‘L.A. Times’ Columnist Sandy Banks

Proud to Be a Valley Girl and OK With Being Alone

During 34 years at the Los Angeles Times, Sandy Banks has been a reporter, editor, columnist, editorial writer, and director of the newspaper’s internship program. Before participating in a panel on the future of L.A. newspapers, she talked about a journalism job that was so bad it made covering a murder good, and the most underrated thing about life in the San Fernando Valley in the Zócalo green room.

Q:

What animal would you want to be?


A:

I think I’d want to be a dog. We always say in my house we want to be our dog Rio, the little one. He lays around and gets petted and hugged and fed. I’d want to be a dog with a really nice family.


Q:

What’s the most underrated thing about life in the Valley?


A:

The convenience.

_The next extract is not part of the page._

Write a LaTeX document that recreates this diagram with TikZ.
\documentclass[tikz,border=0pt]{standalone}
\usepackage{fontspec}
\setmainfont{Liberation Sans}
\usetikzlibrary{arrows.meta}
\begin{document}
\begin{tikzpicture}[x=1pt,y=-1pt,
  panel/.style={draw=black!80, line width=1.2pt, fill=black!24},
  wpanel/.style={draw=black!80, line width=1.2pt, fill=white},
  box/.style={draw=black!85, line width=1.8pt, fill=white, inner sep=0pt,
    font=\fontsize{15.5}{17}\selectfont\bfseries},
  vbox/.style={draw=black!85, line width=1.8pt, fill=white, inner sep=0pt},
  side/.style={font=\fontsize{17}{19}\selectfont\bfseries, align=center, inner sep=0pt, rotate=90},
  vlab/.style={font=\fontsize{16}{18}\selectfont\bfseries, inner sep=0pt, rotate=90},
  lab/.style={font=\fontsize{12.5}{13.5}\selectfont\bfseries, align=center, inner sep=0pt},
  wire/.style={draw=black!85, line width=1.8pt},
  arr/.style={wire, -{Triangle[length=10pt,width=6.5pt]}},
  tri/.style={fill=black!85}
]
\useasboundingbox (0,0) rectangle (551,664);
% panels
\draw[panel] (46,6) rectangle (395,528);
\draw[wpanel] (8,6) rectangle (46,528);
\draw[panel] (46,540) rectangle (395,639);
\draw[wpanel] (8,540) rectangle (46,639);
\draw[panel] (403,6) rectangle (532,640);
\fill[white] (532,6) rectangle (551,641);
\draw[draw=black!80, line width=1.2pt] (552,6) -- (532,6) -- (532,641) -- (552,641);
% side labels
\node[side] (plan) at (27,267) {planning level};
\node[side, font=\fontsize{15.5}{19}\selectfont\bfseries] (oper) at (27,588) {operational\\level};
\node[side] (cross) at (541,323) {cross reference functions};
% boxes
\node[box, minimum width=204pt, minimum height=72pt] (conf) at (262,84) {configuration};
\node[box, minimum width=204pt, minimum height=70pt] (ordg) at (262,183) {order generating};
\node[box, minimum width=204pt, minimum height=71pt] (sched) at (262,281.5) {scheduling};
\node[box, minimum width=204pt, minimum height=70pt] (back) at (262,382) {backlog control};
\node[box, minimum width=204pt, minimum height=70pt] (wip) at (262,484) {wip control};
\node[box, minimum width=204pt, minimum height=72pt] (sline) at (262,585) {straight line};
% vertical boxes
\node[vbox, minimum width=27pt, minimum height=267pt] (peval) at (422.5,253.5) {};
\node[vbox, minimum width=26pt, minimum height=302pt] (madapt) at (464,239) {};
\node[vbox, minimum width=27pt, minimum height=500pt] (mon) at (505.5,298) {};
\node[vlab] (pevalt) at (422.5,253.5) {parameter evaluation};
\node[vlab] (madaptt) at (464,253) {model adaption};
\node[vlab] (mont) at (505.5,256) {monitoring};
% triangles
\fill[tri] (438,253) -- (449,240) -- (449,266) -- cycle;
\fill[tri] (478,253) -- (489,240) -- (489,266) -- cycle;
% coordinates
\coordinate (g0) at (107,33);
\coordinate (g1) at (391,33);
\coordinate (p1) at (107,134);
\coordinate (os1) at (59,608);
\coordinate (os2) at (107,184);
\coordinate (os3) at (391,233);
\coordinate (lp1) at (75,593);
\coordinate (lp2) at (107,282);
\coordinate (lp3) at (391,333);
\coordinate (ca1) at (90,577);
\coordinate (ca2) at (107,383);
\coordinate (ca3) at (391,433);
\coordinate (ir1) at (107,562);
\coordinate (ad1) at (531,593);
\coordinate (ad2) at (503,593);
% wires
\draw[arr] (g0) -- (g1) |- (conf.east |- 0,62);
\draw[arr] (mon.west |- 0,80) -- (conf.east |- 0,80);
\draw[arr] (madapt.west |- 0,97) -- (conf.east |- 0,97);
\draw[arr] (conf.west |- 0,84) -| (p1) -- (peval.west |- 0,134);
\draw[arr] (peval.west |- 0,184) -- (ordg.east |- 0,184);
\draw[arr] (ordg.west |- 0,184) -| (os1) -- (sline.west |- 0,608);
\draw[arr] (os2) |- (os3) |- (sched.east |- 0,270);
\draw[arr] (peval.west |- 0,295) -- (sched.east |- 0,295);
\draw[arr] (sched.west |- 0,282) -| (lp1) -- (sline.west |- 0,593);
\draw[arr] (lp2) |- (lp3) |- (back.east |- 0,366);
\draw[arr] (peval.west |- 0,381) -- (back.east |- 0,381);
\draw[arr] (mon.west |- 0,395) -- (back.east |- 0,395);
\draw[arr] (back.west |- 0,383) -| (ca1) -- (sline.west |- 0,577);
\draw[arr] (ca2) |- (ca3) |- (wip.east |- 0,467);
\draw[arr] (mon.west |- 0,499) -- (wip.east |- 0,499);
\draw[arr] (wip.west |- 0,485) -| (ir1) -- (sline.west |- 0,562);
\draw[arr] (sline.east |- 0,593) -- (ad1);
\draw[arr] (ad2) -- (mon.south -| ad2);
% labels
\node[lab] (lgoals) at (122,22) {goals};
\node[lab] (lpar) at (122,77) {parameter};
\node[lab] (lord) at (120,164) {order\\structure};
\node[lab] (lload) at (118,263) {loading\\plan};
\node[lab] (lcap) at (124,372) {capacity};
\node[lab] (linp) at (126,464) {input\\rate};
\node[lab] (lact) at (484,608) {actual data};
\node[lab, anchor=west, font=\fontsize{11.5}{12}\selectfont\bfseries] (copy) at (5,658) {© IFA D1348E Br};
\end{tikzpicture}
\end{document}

There are probably four parks within a mile of my home, or two miles of my home, there’s a million Starbucks, the streets are wide—you have a lot of choices as a consumer. That’s the thing I miss most when I’m trying to navigate these streets over here.


Q:

Who was your childhood hero?


A:

I don’t remember having a hero, but I remember the first time I had to write a paper about heroes, and I wrote about Tommie Smith and John Carlos in the Olympics, standing on the victory podium giving the black power salute, which was really radical back then. To use your platform to make an important statement was really heroic.


Q:

What did you have for lunch today?


A:

I had oatmeal with blueberries, raspberries, and strawberries. I haven’t eaten since this morning. That’s not a bad lunch.


Q:

What’s your biggest irrational fear?


A:

I always have a fear that something’s happening with my kids. I’ve got three daughters. Two live up in the Bay Area, and one lives here. If I ever call and can’t reach them, I am irrationally convinced they are dead.


Q:

You’ve done so many jobs in newspapers. Which was your least favorite?


A:

When I was in Cleveland working the police beat from midnight to 7 a.m. in the police station. It was a crappy police station in a bad part of town, and the policemen wouldn’t speak to me. It was mostly listening to the radio and making a hundred calls a night: “Hi, this is Sandy Banks, is anything going on?” It was a job that was so bad that it was good when you went out on a murder and found a dead body, because at least something happened. It lasted about six months. I was 22.


Q:

What do you do to clear your mind?


A:

I walk outside, and that’s the other really good thing about the Valley—I can, at 2 a.m. when I can’t sleep, take walks around the neighborhood. And that’s what I do when I’m writing or I’m frustrated. There’s something about outside that just puts everything in perspective.


Q:

What’s your favorite plant or flower?


A:

Roses. Definitely roses. I’ve got about a dozen, all that I picked out, in front of my house. Because they smell so good.


Q:

What’s the best advice you gave to L.A. Times interns?


A:

To be who you are, because that’s all you have to offer the newspaper—your own set of experiences and your own perspective on things. Don’t try to conform to somebody else’s view of what you think is important or what you should be doing.


Q:

What surprises you most about your life right now?


A:

How happy I am—content maybe—to be alone. My kids are mostly gone, I have my dogs, I have my house, and I’m OK with it. I would not have thought that. I like people, I like being in a relationship. And I am surprisingly OK with just me, being with myself.